What prompted the OP was the realisation that this is now going beyond third party cookies and similar tracking analysis, to the point where private verbal conversations are being recorded and analysed.
I've underlined what I consider to be the key word; private. Is a verbal conversation via an App provider even private any more? Was it ever?
I haven't tested whether a normal conversation using the phone itself is being recorded, or even if a conversation is being recorded when the phone is in a bag or pocket. I don't have the inclination to go to that level of investigation but I honestly do wonder where this will end up.
The issue here is it's not so straight forward, the OP mentions sharing images over whatsapp, and can he definitely rule out any internet searches or similar? Most of my targeted advertising comes from web searches, youtube video's I'm watching and online shopping information.
I actually think that realtime image and voice analysis is probably being used a lot by companies such as facebook, this isn't necessarily in breach of their T&C's, for example note the following wording:
Under "Information you and we share":
You share your information as you use and communicate through our Services, and we share your information to help us operate, provide, improve, understand, customize, support, and market our Services.
And later on:
However, your WhatsApp messages will not be shared onto Facebook for others to see. In fact, Facebook will not use your WhatsApp messages for any purpose other than to assist us in operating and providing our Services.

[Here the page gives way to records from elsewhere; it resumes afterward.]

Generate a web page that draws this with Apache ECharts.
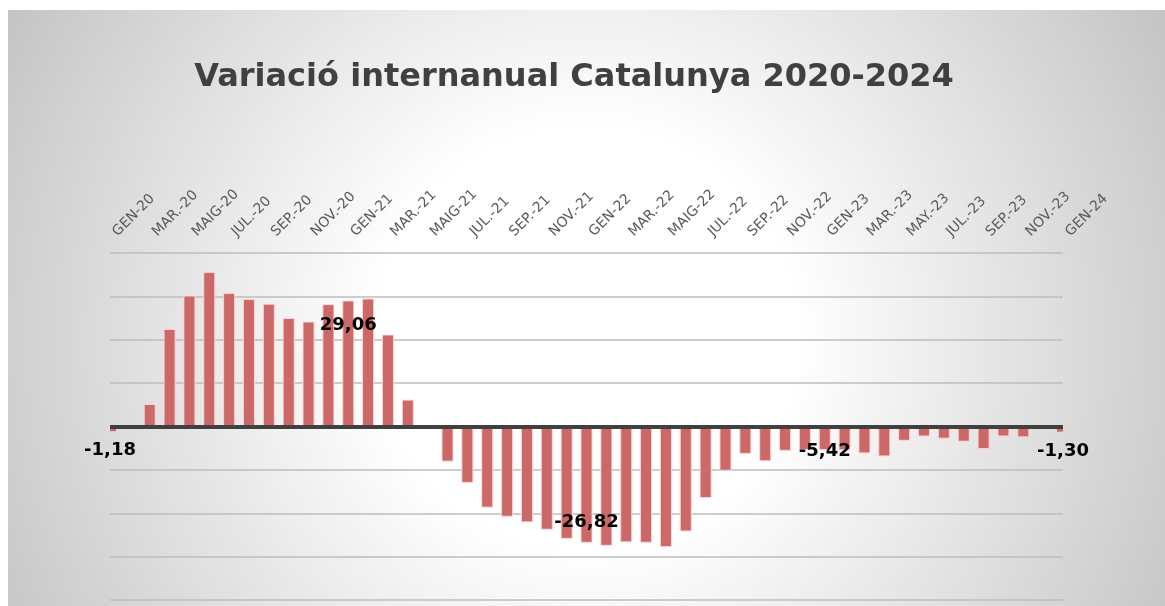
<!DOCTYPE html>
<html>
<head>
<meta charset="utf-8">
<script src="https://cdn.jsdelivr.net/npm/echarts@6/dist/echarts.min.js"></script>
<style>
  html, body { margin: 0; padding: 0; background: #fff; }
  #chart { width: 1165px; height: 606px; }
</style>
</head>
<body>
<div id="chart"></div>
<script>
// mesos (etiquetes de l'eix, una de cada dues es mostra)
const months = [
  'GEN-20', 'FEB.-20', 'MAR.-20', 'ABR.-20', 'MAIG-20', 'JUNY-20', 'JUL.-20', 'AG.-20', 'SEP.-20', 'OCT.-20', 'NOV.-20', 'DES.-20',
  'GEN-21', 'FEB.-21', 'MAR.-21', 'ABR.-21', 'MAIG-21', 'JUNY-21', 'JUL.-21', 'AG.-21', 'SEP.-21', 'OCT.-21', 'NOV.-21', 'DES.-21',
  'GEN-22', 'FEB.-22', 'MAR.-22', 'ABR.-22', 'MAIG-22', 'JUNY-22', 'JUL.-22', 'AG.-22', 'SEP.-22', 'OCT.-22', 'NOV.-22', 'DES.-22',
  'GEN-23', 'FEB.-23', 'MAR.-23', 'ABR.-23', 'MAY.-23', 'JUN.-23', 'JUL.-23', 'AG.-23', 'SEP.-23', 'OCT.-23', 'NOV.-23', 'DES.-23',
  'GEN-24'
]
// variacio interanual (%)
const values2020 = [-1.18, 0.2, 5.2, 22.5, 30.2, 35.6, 30.8, 29.4, 28.3, 25.0, 24.2, 28.2]
const values2021 = [29.06, 29.5, 21.2, 6.2, 0.2, -8.1, -13.0, -18.7, -20.8, -22.1, -23.8, -25.9]
const values2022 = [-26.82, -27.5, -26.7, -26.8, -27.8, -24.2, -16.5, -10.2, -6.3, -8.0, -5.6, -5.4]
const values2023 = [-5.42, -5.5, -6.2, -6.9, -3.3, -2.3, -2.8, -3.5, -5.2, -2.3, -2.5, -0.8]
const values2024 = [-1.30]
const values = [].concat(values2020, values2021, values2022, values2023, values2024)
// punts amb etiqueta de dades (gener de cada any)
const labelledIdx = [0, 12, 24, 36, 48]

const barColor = '#cc6868'
const barBorder = 'rgba(255,215,215,0.9)'
const firstIdx = 0
const lastIdx = values.length - 1

const labelFont = {
  show: true,
  color: '#000',
  fontWeight: 'bold',
  fontSize: 18,
  fontFamily: 'DejaVu Sans',
  formatter: p => p.value.toFixed(2).replace('.', ',')
}
// posicio de cada etiqueta
const labelPlace = {
  0: { position: 'bottom', distance: 10 },
  12: { position: 'insideTop', distance: 16 },
  24: { position: 'insideBottom', distance: 12 },
  36: { position: 'bottom', distance: -8 },
  48: { position: 'bottom', distance: 10 }
}

// la primera i l'ultima barra queden tallades per la vora (mitja barra)
const barData = values.map((v, i) => {
  const item = { value: v }
  if (labelledIdx.indexOf(i) >= 0) {
    item.label = Object.assign({}, labelFont, labelPlace[i])
  }
  if (i === firstIdx || i === lastIdx) {
    item.itemStyle = { color: 'rgba(0,0,0,0)', borderColor: 'rgba(0,0,0,0)' }
  }
  return item
})
const edgeData = values.map((v, i) => {
  if (i === firstIdx) return { value: v, symbolOffset: [3, 0] }
  if (i === lastIdx) return { value: v, symbolOffset: [-3, 0] }
  return '-'
})

const chart = echarts.init(document.getElementById('chart'))
chart.setOption({
  animation: false,
  textStyle: { fontFamily: 'DejaVu Sans' },
  graphic: [{
    type: 'rect',
    x: 8,
    y: 10,
    z: -10,
    silent: true,
    shape: { width: 1157, height: 596 },
    style: {
      fill: {
        type: 'radial', x: 0.5, y: 0.55, r: 1.17,
        colorStops: [
          { offset: 0, color: '#ffffff' },
          { offset: 0.3, color: '#ffffff' },
          { offset: 1, color: '#c0c0c0' }
        ]
      }
    }
  }],
  title: {
    text: 'Variació internanual Catalunya 2020-2024',
    left: 574,
    top: 62,
    padding: 0,
    textAlign: 'center',
    textStyle: {
      fontFamily: 'DejaVu Sans',
      fontWeight: 'bold',
      fontSize: 32,
      color: '#404040'
    }
  },
  grid: {
    left: 110,
    right: 102,
    top: 253,
    bottom: 6,
    containLabel: false,
    outerBoundsMode: 'none'
  },
  xAxis: {
    type: 'category',
    data: months,
    position: 'top',
    boundaryGap: false,
    axisLine: { show: false, onZero: false },
    axisTick: { show: false },
    splitLine: { show: false },
    axisLabel: {
      interval: 1,
      rotate: -45,
      align: 'left',
      verticalAlign: 'bottom',
      margin: 4,
      padding: [0, 0, 0, 14],
      color: '#595959',
      fontSize: 14,
      fontFamily: 'DejaVu Sans'
    }
  },
  yAxis: {
    type: 'value',
    min: -40,
    max: 40,
    interval: 10,
    axisLine: { show: false },
    axisTick: { show: false },
    axisLabel: { show: false },
    splitLine: { lineStyle: { color: '#bcbcbc', width: 1.5 } }
  },
  series: [{
    type: 'bar',
    data: barData,
    barWidth: 12,
    itemStyle: {
      color: barColor,
      borderColor: barBorder,
      borderWidth: 1
    },
    markLine: {
      silent: true,
      symbol: 'none',
      label: { show: false },
      lineStyle: { color: '#404040', width: 4, type: 'solid' },
      data: [{ yAxis: 0 }]
    }
  }, {
    type: 'pictorialBar',
    data: edgeData,
    symbol: 'rect',
    symbolSize: [6, '100%'],
    itemStyle: {
      color: barColor,
      borderColor: barBorder,
      borderWidth: 1
    }
  }]
})
</script>
</body>
</html>
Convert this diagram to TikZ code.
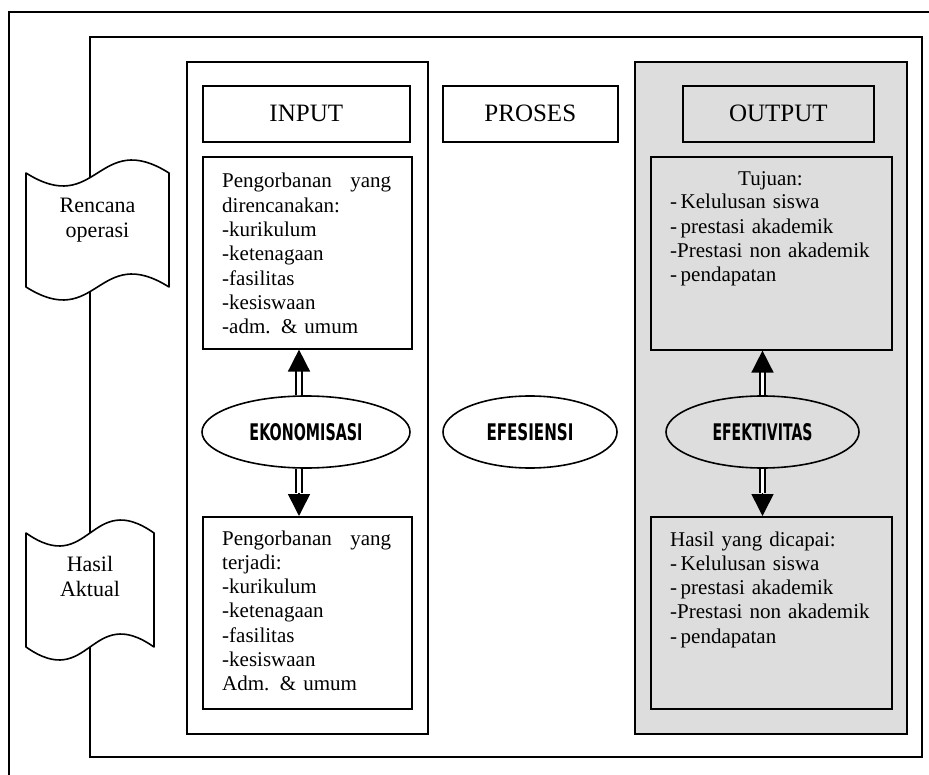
\documentclass[tikz,border=0pt]{standalone}
\usepackage{fontspec}
\usepackage{graphicx}
\setmainfont{Liberation Serif}
\newfontfamily\decofont{DejaVu Sans}
\usetikzlibrary{shapes.geometric,arrows.meta}
\definecolor{shade}{HTML}{DDDDDD}
\begin{document}
\begin{tikzpicture}[x=1pt,y=-1pt,
  lw/.style={line width=1.6pt},
  rbox/.style={draw, lw, anchor=north west, inner sep=0pt},
  hdr/.style={rbox, minimum height=56pt, font=\fontsize{25}{28}\selectfont},
  list/.style={anchor=base west, inner sep=0pt, text width=#1, align=left, font=\fontsize{21}{24.3}\selectfont},
  single/.style={anchor=base, inner sep=0pt, font=\fontsize{21}{24.3}\selectfont},
  oval/.style={draw, lw, ellipse, minimum height=72pt, inner sep=0pt},
  shaft/.style={line width=2pt, double=white, double distance=3.5pt},
  tip/.style={lw, -{Triangle[length=22pt,width=22pt]}},
  doc/.style={draw, lw, fill=white, line join=round},
  doctext/.style={anchor=base, inner sep=0pt, align=center, text width=140pt, font=\fontsize{22}{25}\selectfont}
]
\useasboundingbox (0,0) rectangle (929,775);
\begin{scope}
  \clip (0,0) rectangle (929,775);
  \draw[lw] (9,790) -- (9,12) -- (945,12);
\end{scope}
\draw[lw] (90,37) rectangle (922,757);

% documents on the left
\draw[doc] (26,173) .. controls (97.5,218) and (97.5,128) .. (169,173) -- (169,287)
  .. controls (97.5,242) and (97.5,332) .. (26,287) -- cycle;
\node[doctext] (d1) at (97.5,213) {Rencana\\operasi};
\draw[doc] (26,533) .. controls (90,578) and (90,488) .. (154,533) -- (154,647)
  .. controls (90,602) and (90,692) .. (26,647) -- cycle;
\node[doctext] (d2) at (90,571) {Hasil\\Aktual};

% columns
\node[rbox, minimum width=241pt, minimum height=672pt] (incol) at (186,61) {};
\node[rbox, fill=shade, minimum width=272pt, minimum height=672pt] (outcol) at (634,61) {};

% headers
\node[hdr, minimum width=207pt] (hin) at (202,85) {INPUT};
\node[hdr, minimum width=175pt] (hpr) at (442,85) {PROSES};
\node[hdr, minimum width=191pt] (hout) at (682,85) {OUTPUT};

% content boxes
\node[rbox, minimum width=209pt, minimum height=192pt] (ib1) at (202,156) {};
\node[rbox, minimum width=209pt, minimum height=192pt] (ib2) at (202,516) {};
\node[rbox, minimum width=241pt, minimum height=193pt] (ob1) at (650,156) {};
\node[rbox, minimum width=241pt, minimum height=192pt] (ob2) at (650,516) {};

\node[list=169pt] (l1) at (222,188) {Pengorbanan\hfill yang\\direncanakan:\\-kurikulum\\-ketenagaan\\-fasilitas\\-kesiswaan\\-adm. \& umum};
\node[list=169pt] (l2) at (222,545) {Pengorbanan\hfill yang\\terjadi:\\-kurikulum\\-ketenagaan\\-fasilitas\\-kesiswaan\\Adm. \& umum};
\node[single] (l3h) at (770.5,186) {Tujuan:};
\node[list=215pt] (l3) at (670,209) {-\,Kelulusan siswa\\-\,prestasi akademik\\-Prestasi non akademik\\-\,pendapatan};
\node[list=215pt] (l4) at (670,546) {Hasil yang dicapai:\\-\,Kelulusan siswa\\-\,prestasi akademik\\-Prestasi non akademik\\-\,pendapatan};

% ellipses
\node[oval, fill=white, minimum width=208pt] (e1) at (306,432) {\resizebox{113pt}{17pt}{\decofont\bfseries EKONOMISASI}};
\node[oval, fill=white, minimum width=174pt] (e2) at (530,432) {\resizebox{87pt}{17pt}{\decofont\bfseries EFESIENSI}};
\node[oval, minimum width=193pt] (e3) at (762.5,432) {\resizebox{100pt}{17pt}{\decofont\bfseries EFEKTIVITAS}};

% arrows, input side
\coordinate (a1) at ([xshift=-7pt,yshift=24pt]e1.north);
\draw[shaft] ([xshift=-7pt]e1.north) -- (a1);
\draw[tip] (a1) -- (a1 |- ib1.south);
\coordinate (a2) at ([xshift=-7pt,yshift=-24pt]e1.south);
\draw[shaft] ([xshift=-7pt]e1.south) -- (a2);
\draw[tip] (a2) -- (a2 |- ib2.north);

% arrows, output side
\coordinate (a3) at ([yshift=24pt]e3.north);
\draw[shaft] (e3.north) -- (a3);
\draw[tip] (a3) -- (a3 |- ob1.south);
\coordinate (a4) at ([yshift=-24pt]e3.south);
\draw[shaft] (e3.south) -- (a4);
\draw[tip] (a4) -- (a4 |- ob2.north);
\end{tikzpicture}
\end{document}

Now a lot of the 'information we share' section tries to sound nebulous but just taking the above, nothing there means they couldn't realtime analyse your voice/photos, pick out keywords and store those against your marketing ID for third parties to consume, they wouldn't be passing on your messages/photo's, they would only be passing on information gleened from it..
I don't see much difference to scanning your search terms, shopping habits on third party sites or analysing any image you upload (I swear google do this) and generating marketing information stored against you and most people seem fine with that, why would realtime voice analysis be radically 'different'??